During the conference, I presented a short movie made in Africa at the Marc Delorme Research Centre. This movie shows the technique of assisted pollination for production of coconut hybrid seednuts. In this video, the inflorescence of a Malayan Yellow Dwarf (MYD) is artificially unwrap before its natural opening; then all the spikelets containing male flowers are cut; all the remaining male flowers are remove in order to keep only the female flowers on the inflorescence. When these female flowers become mature, a mix of talk and pollen of the West African Tall (WAT) is pulverized on the inflorescence in order to obtain seednuts of the Mawa Hybrid (MYDxWAT).

At the end of the lecture, we had some interesting exchanges with the Polynesian sages about cultural facts regarding the coconut palm. But nothing really important was said. Hopefully, one week later, I was lucky to meet again Hinano Murphy and to get an indirect feedback regarding the reactions and feelings of the old Polynesian sages.

In fact, when watching my movie, the sages were deeply shocked by the disrespectful and brutal way the coconut palm was treated.
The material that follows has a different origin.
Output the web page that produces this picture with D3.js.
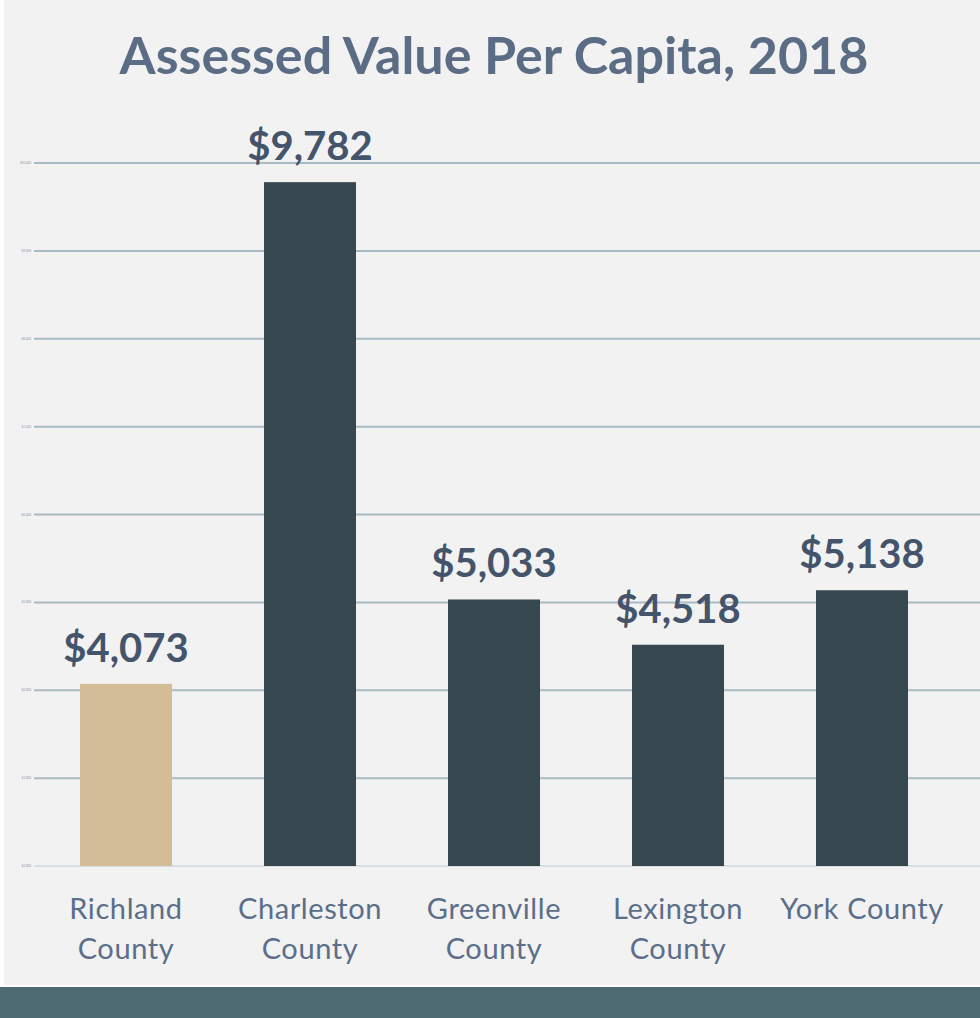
<!DOCTYPE html>
<html>
<head>
<meta charset="utf-8">
<script src="https://cdn.jsdelivr.net/npm/d3@7"></script>
<style>
  html, body { margin: 0; padding: 0; background: #fff; }
  svg { display: block; }
</style>
</head>
<body>
<svg id="chart" width="980" height="1018"></svg>
<script>
const counties = ["Richland County", "Charleston County", "Greenville County", "Lexington County", "York County"];
const values = [4073, 9782, 5033, 4518, 5138];
const highlight = ["Richland County"];
const yTicks = [2000, 3000, 4000, 5000, 6000, 7000, 8000, 9000, 10000];

const width = 980, height = 1018;
const margin = { top: 163, right: 26, bottom: 152, left: 34 };

const svg = d3.select("#chart");

// page background + bottom band
svg.append("rect").attr("x", 4).attr("y", 0).attr("width", width - 4).attr("height", 985).attr("fill", "#f2f2f2");
svg.append("rect").attr("x", 0).attr("y", 987).attr("width", width).attr("height", height - 987).attr("fill", "#4e6a72");

svg.append("text")
  .attr("x", 494).attr("y", 74)
  .attr("text-anchor", "middle")
  .attr("font-family", "Lato, 'Noto Sans', sans-serif")
  .attr("font-weight", 700)
  .attr("font-size", 52)
  .attr("fill", "#5b6c85")
  .text("Assessed Value Per Capita, 2018");

const x = d3.scaleBand()
  .domain(counties)
  .range([margin.left, 954])
  .paddingInner(0.5)
  .paddingOuter(0.25);

const y = d3.scaleLinear()
  .domain([2000, 10000])
  .range([866, 163]);

// grid
const grid = svg.append("g");
grid.selectAll("line")
  .data(yTicks)
  .join("line")
  .attr("x1", margin.left).attr("x2", width)
  .attr("y1", d => y(d)).attr("y2", d => y(d))
  .attr("stroke", d => d === 2000 ? "#d6dde3" : "#a9bac3")
  .attr("stroke-width", 2);

// tiny tick labels (illegible in the original)
grid.selectAll("text")
  .data(yTicks)
  .join("text")
  .attr("x", 31).attr("y", d => y(d) + 1)
  .attr("text-anchor", "end")
  .attr("font-family", "Lato, sans-serif")
  .attr("font-size", 3)
  .attr("fill", "#8a96a3")
  .text(d => d3.format("$,")(d));

const data = counties.map((c, i) => ({ county: c, value: values[i] }));

svg.append("g").selectAll("rect")
  .data(data)
  .join("rect")
  .attr("x", d => x(d.county))
  .attr("width", x.bandwidth())
  .attr("y", d => y(d.value))
  .attr("height", d => y(2000) - y(d.value))
  .attr("fill", d => highlight.includes(d.county) ? "#d3bd96" : "#36474f");

svg.append("g").selectAll("text")
  .data(data)
  .join("text")
  .attr("x", d => x(d.county) + x.bandwidth() / 2)
  .attr("y", d => y(d.value) - 22)
  .attr("text-anchor", "middle")
  .attr("font-family", "Lato, 'Noto Sans', sans-serif")
  .attr("font-weight", 700)
  .attr("font-size", 40)
  .attr("fill", "#44546a")
  .text(d => d3.format("$,")(d.value));

// category labels, wrapped like the original
const wrap = { "Richland County": ["Richland", "County"], "Charleston County": ["Charleston", "County"],
  "Greenville County": ["Greenville", "County"], "Lexington County": ["Lexington", "County"], "York County": ["York County"] };

const labels = svg.append("g").selectAll("text")
  .data(counties)
  .join("text")
  .attr("x", d => x(d) + x.bandwidth() / 2)
  .attr("y", 919)
  .attr("text-anchor", "middle")
  .attr("font-family", "Lato, 'Noto Sans', sans-serif")
  .attr("font-size", 29)
  .attr("letter-spacing", 0.6)
  .attr("fill", "#5b6e8a");

labels.selectAll("tspan")
  .data(d => wrap[d].map(t => ({ t, cx: x(d) + x.bandwidth() / 2 })))
  .join("tspan")
  .attr("x", d => d.cx)
  .attr("dy", (d, i) => i === 0 ? 0 : 40)
  .text(d => d.t);
</script>
</body>
</html>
The legitimacy of man's direct intervention, with instruments, on plant reproduction is not accepted in all the cultures : this is a fact of society. What seems to be decisive in the assessment of the planting material is not only its agricultural value or utilization value, but also the process by which it was created, its legitimacy and its consequences.

The issue of man's legitimate action on his environment was studied by André-Georges Haudricourt (1962). Haudricourt looked at two extreme types by comparing sheep and yam, to analyse the relations that man has with domesticated beings, be they plants or animals.

In sheep rearing, as it is practised in the Mediterranean region, the contact with the domesticated being is permanent, sometimes brutal: the shepherd accompanies and directs his herd with his stick and his sheepdogs, schedules watering holes and determines the routes taken. Without man, the herd could not survive, so that man's action needs to be direct for the effect to be positive.

Yam growing (Dioscorea alata L.) as practised by the Melanesians of New Caledonia illustrates the other extreme: positive indirect action. The Melanesians are never in brutal contact with the plant. Man intervenes around the plant by constructing ridges and spacing the tubers, which are then left to grow, because direct action would be prejudicial or negative for the plant.
Haudricourt goes on to quote the work by the Chinese thinker Mencius, born around 300 years BC:
"A man, troubled to see that his rice was not growing, pulled at the stems. On returning home, the fool told his household: ‘today I am very tired, I have helped the crop to grow’. His sons ran to see his work for themselves. The stems were already dry. (…) Those who use violent means …. do like this madman who pulled up his crop. Their efforts are not only futile, they are harmful".

Haudricourt puts forward a parallel between the treatment of plants and the treatment of others. He takes the example of traditional Chinese society, emphasising that good government depends here on the virtue of the statesmen and not on its actions "just as the virtue of the land makes for the rapid growth of plantations". Man is not placed in a position of cause, otherwise the effect is negative.

In the framework of the Polymotu project, we are proposing two new designs to produce coconut seeds: the first design is adapted to small islands. The second design is adapted the mainlands with landscaping pollen barriers. In both designs, hybrids seednuts can be obtained naturally, without human intervention on the inflorescences. So it fit more closely with Polynesian tradition and the "respect due the coconut palm"... .


Haudricourt, A. G. 1962. Domestication des animaux, culture des plantes et traitement d'autrui, L’homme, Tome II, 40-50.